Stockport has also used evidence-based interventions to plug some of the gaps left over the past few years due to funding reductions. EPEC (Empowering Parents Empowering Communities), for example, was introduced because locally delivered parenting programmes had become much more targeted and were felt to be stigmatising, which made it more difficult to work with some parents. EPEC was introduced as a universal offer but only made available in particular geographical areas. In the beginning, Start Well teams found it difficult to understand how EPEC worked. They were so used to working with specific targeted families that at first they suggested lists of these families, rather than understanding that this was a universal offer in a specific geographical area. The universal model of EPEC has been important in reducing stigma and restoring trust following changes and reductions in some other universal services.

Delivering EPEC has also shown Stockport the power of parents as partners and leaders, which has supported thinking about Stockport’s overall parenting strategy and community co-production.

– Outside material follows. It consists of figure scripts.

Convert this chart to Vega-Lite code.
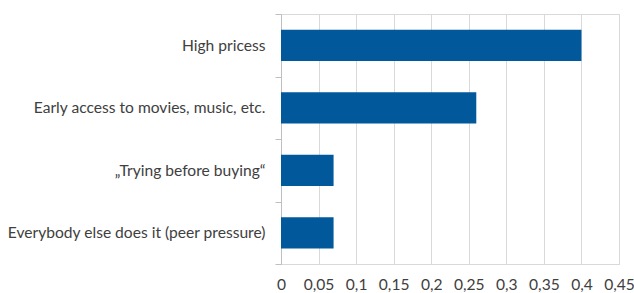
{
  "$schema": "https://vega.github.io/schema/vega-lite/v6.json",
  "autosize": "none",
  "width": 338,
  "height": 250,
  "padding": {"left": 281, "top": 14, "right": 15, "bottom": 29},
  "background": "white",
  "config": {"view": {"stroke": "#D9D9D9"}, "font": "Lato"},
  "data": {"values": [
    {"reason": "High pricess", "share": 0.40},
    {"reason": "Early access to movies, music, etc.", "share": 0.26},
    {"reason": "„Trying before buying“", "share": 0.07},
    {"reason": "Everybody else does it (peer pressure)", "share": 0.07}
  ]},
  "mark": {"type": "bar", "color": "#01599C", "height": {"band": 0.5}},
  "encoding": {
    "y": {
      "field": "reason", "type": "nominal", "sort": null,
      "scale": {"paddingInner": 0, "paddingOuter": 0},
      "axis": {
        "title": null, "tickBand": "extent", "ticks": true, "tickSize": 6, "tickColor": "#BFBFBF",
        "domainColor": "#BFBFBF", "labelPadding": 10, "labelFontSize": 15.6,
        "labelColor": "#404040", "labelLimit": 400
      }
    },
    "x": {
      "field": "share", "type": "quantitative",
      "scale": {"domain": [0, 0.45], "nice": false},
      "axis": {
        "title": null, "values": [0, 0.05, 0.1, 0.15, 0.2, 0.25, 0.3, 0.35, 0.4, 0.45],
        "labelExpr": "replace(format(datum.value, '.2~f'), '.', ',')",
        "ticks": false, "domain": false, "grid": true, "gridColor": "#D9D9D9",
        "labelPadding": 13, "labelFontSize": 15.6, "labelColor": "#404040",
        "labelFlush": false, "labelOverlap": false
      }
    }
  }
}
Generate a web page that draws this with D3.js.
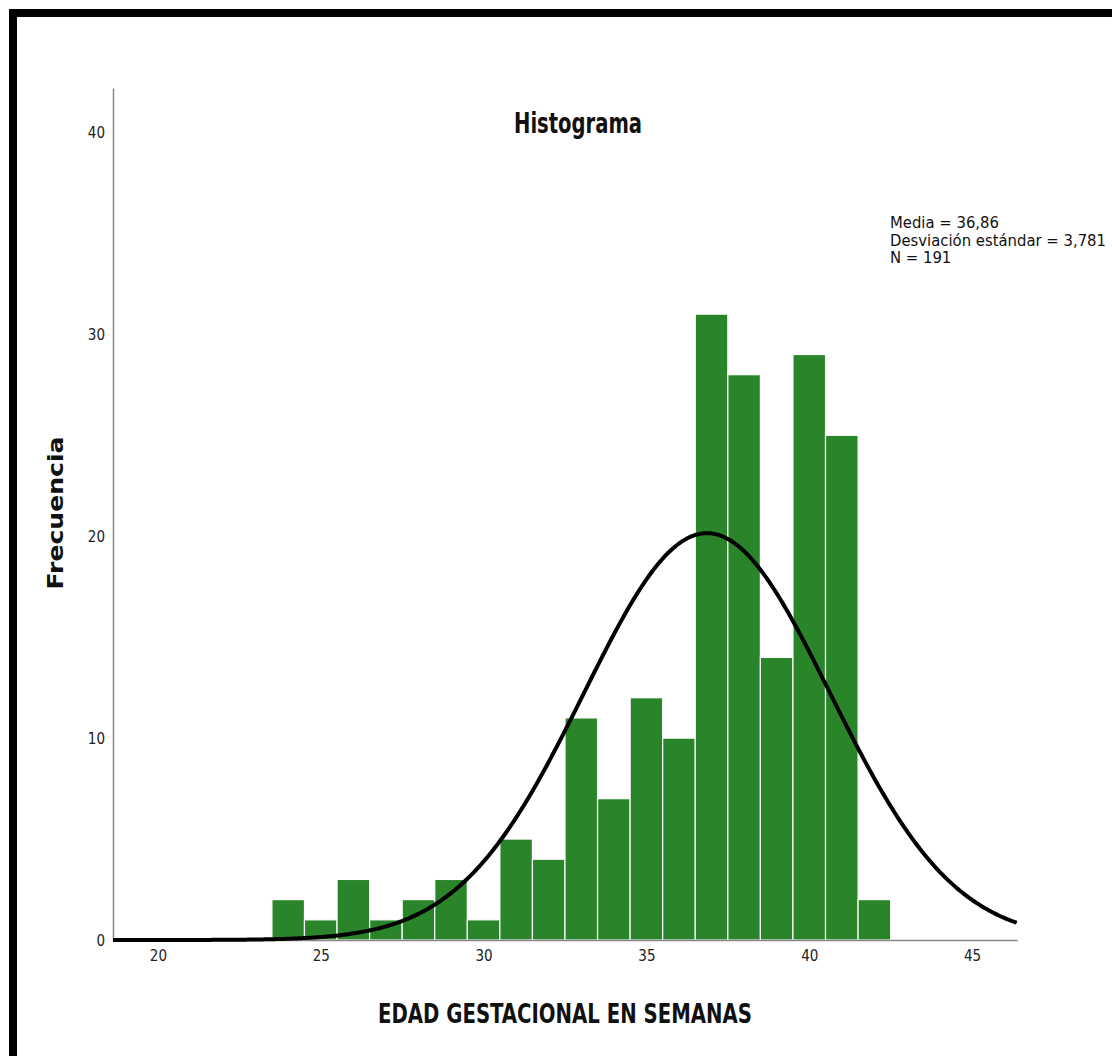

  • Shared vision and belief: The people implementing the model had a ‘can-do attitude’ and a shared belief in ‘not stopping until they get there’. Previously, Stockport found it harder to deal with challenges which meant that progress could be held up, but now they keep going because of the good relationships and integration across the system. This is supported by keeping ‘drip-feeding’ messages about the vision and model within the system. It is also helped by key leaders understanding the role and importance of different services; for example, the Director of Children’s Services is the commissioner for public health nursing.
  • Workforce development: The creation of a robust workforce development plan, which included a workforce review of roles across agencies, bringing together different skills sets and professional disciplines, was a really important enabler for Stockport. Having a minimum specification for all team members’ development is key. Everyone has done some sort of restorative practice training, and there is now an in-house workforce development team. Having a good restorative supervision model helps to build resilience, and particularly helps people to cope with change. The Solihull Approach is used to promote emotional health and wellbeing, and to support relational-based practice. Co-location is seen as helpful but “isn’t the be-all and end-all of integration”. Part of ongoing workforce development are ‘learning circles’ – these provide opportunities to understand each other’s roles, which can be difficult when working in big organisations. The greater understanding helps to build respect and reduce conflict.
  • Communications: Using clear branding for Stockport Family and Start Well was found to be very important, along with clear messaging about the services.

Barriers and challenges

  • Pace of work: Constantly working at pace means that it feels like there is no time for consolidation. The urge to work quickly is felt to be in part due to financial pressures and in part due to not getting it right yet for children’s and families. To address this, Stockport are currently working with academics in Greater Manchester to understand what leaders need to be able to work at this pace.
  • Savings requirement: Funding reductions were a driver for change, but it was also felt that better integration was required regardless. The new model is described as being more streamlined, resulting in less waste, less duplication and better information-sharing.